Il programma di trattamento è frutto di un’inchiesta sociale, finalizzata alla conoscenza della situazione personale, familiare, lavorativa/formativa e sociale dei soggetti interessati ad essere ammessi ad una misura alternativa, con particolare riguardo agli aspetti problematici, per i quali è necessario porre in atto una serie di interventi per il loro superamento. Altro tassello di analoga importanza è quello relativo alla sollecitazione nel condannato, di una riflessione critica sulle conseguenze dell'illecito perpetrato nei confronti della vittima del reato, con l'obiettivo di progettare in modo partecipato, un'attività di tipo riparativo. La commissione di un reato, come è noto, apre un conflitto tra l’autore e la parte offesa: una lacerazione dei legami sociali che spesso chiede di considerare istanze non delegabili di riparazione e di responsabilizzazione, essenziali alla tutela del patto sociale. Ciò comporta per l’assistente sociale un intenso lavoro di raccordo con tutte le risorse del territorio, presenti o attivabili, dalla famiglia ai servizi pubblici locali, al volontariato, al mondo del lavoro.

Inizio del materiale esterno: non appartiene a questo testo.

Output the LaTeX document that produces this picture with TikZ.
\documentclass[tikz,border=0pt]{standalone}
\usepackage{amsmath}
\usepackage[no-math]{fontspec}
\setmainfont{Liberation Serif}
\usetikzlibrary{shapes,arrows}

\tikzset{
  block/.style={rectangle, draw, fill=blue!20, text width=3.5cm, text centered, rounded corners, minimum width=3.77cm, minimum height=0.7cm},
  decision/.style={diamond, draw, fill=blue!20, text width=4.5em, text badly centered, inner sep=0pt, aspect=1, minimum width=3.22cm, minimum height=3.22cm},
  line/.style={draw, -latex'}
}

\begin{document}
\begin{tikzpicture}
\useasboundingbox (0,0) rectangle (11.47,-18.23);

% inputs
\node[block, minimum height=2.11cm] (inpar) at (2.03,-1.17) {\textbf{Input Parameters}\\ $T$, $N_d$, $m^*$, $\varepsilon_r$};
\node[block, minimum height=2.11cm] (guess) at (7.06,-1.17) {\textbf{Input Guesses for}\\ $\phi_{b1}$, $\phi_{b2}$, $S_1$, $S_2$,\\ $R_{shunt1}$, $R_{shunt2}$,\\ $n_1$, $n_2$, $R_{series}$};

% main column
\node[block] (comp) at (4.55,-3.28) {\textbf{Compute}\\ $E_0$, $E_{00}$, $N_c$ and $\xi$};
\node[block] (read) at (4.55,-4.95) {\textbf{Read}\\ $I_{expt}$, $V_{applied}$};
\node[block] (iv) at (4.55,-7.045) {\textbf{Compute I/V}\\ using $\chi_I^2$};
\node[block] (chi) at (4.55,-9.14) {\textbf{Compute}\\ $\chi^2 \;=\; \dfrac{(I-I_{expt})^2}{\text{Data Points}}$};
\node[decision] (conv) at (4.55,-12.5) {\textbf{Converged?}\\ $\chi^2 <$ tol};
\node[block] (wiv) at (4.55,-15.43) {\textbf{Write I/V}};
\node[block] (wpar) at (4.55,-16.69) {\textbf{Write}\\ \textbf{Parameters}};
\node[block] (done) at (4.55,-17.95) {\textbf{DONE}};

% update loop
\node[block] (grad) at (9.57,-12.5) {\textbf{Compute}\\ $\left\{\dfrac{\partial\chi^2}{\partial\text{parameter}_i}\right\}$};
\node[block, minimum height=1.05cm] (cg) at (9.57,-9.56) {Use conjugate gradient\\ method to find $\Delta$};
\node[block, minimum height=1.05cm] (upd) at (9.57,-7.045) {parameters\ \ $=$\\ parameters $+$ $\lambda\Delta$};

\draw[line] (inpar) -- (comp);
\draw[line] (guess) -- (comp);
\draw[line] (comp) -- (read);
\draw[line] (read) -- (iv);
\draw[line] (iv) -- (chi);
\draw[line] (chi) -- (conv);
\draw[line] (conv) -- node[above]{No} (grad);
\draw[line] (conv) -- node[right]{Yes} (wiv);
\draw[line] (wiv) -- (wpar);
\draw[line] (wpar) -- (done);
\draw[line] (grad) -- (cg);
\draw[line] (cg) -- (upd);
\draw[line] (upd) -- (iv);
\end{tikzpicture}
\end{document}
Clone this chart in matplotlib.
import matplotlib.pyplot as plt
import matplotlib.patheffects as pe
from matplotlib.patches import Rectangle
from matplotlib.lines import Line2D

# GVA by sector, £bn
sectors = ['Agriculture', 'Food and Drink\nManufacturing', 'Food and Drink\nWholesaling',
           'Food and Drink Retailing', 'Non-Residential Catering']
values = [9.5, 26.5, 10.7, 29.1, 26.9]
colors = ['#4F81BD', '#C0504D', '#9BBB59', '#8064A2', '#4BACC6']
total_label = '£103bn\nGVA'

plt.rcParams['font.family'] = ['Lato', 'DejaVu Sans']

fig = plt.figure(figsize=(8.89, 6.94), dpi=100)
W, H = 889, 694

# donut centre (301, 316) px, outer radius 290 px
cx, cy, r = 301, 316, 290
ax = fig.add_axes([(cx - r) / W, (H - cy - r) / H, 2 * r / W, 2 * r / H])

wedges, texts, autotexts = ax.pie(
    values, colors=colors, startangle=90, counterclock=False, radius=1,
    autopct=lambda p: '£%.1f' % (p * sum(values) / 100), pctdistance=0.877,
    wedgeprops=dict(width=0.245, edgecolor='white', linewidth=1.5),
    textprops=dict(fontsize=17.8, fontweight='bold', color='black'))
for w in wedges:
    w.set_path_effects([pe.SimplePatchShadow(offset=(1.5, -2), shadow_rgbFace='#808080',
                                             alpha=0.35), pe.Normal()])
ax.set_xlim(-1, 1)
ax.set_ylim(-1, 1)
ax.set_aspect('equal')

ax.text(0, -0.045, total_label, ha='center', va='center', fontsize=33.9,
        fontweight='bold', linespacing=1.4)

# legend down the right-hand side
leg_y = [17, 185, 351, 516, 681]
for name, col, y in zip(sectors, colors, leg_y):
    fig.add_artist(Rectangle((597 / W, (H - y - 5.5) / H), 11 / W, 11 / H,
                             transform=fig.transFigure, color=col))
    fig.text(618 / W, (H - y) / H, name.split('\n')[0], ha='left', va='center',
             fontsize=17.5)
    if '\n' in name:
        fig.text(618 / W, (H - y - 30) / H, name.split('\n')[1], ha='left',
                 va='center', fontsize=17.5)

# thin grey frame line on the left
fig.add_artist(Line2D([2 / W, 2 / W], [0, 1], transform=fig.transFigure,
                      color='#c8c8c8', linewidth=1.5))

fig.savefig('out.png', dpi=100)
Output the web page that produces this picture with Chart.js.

Il programma di trattamento nelle misure esterne

Il programma di trattamento è da intendersi come un’ipotesi, formulata all’esito di un processo conoscitivo realizzato nel corso dell’osservazione a cura dell’Ufficio di esecuzione penale esterna, che declina le attività, gli obblighi e le relative modalità in cui dovrà svilupparsi l’impegno:

  • dell'imputato, cui è stata concessa la sospensione del procedimento con messa alla prova.

Il programma di trattamento nell’istituto della messa alla prova, previsto dalla legge 28 aprile 2014 n. 67, deve consistere nell'impegno dell'imputato, con il coinvolgimento ove possibile del suo nucleo familiare e del suo ambiente di vita, ad agire condotte volte all'eliminazione/attenuazione delle conseguenze dannose derivanti dal reato, quali il necessario svolgimento di un'attività riparativa e un'attività di volontariato.
Deve prevedere, inoltre, lo svolgimento del lavoro di pubblica utilità nonché, ove possibile, il risarcimento del danno cagionato e l'attività di mediazione con il consenso della vittima.

  • del condannato ammesso a fruire dell’affidamento in prova al servizio sociale e della detenzione domiciliare.

Il programma di trattamento da applicare ai condannati che chiedono di essere ammessi all’affidamento in prova al servizio sociale e alla detenzione domiciliare (misure alternative alla detenzione), previsto dall’art. 72 dell’ordinamento penitenziario, è proposto dagli Uffici di esecuzione penale esterna al tribunale di sorveglianza.

È finalizzato al cambiamento della condotta della persona, attraverso l’acquisizione di consapevolezza dei propri limiti e delle proprie risorse, l’impegno a partecipare attivamente ad un percorso di inclusione sociale, la revisione critica del reato commesso e del proprio trascorso deviante.

Esso declina pertanto le attività, gli obblighi e gli impegni cui dovrà attenersi il reo nel corso della misura e risponde non solo a finalità di tipo rieducativo, ma anche ad esigenze di sicurezza sociale.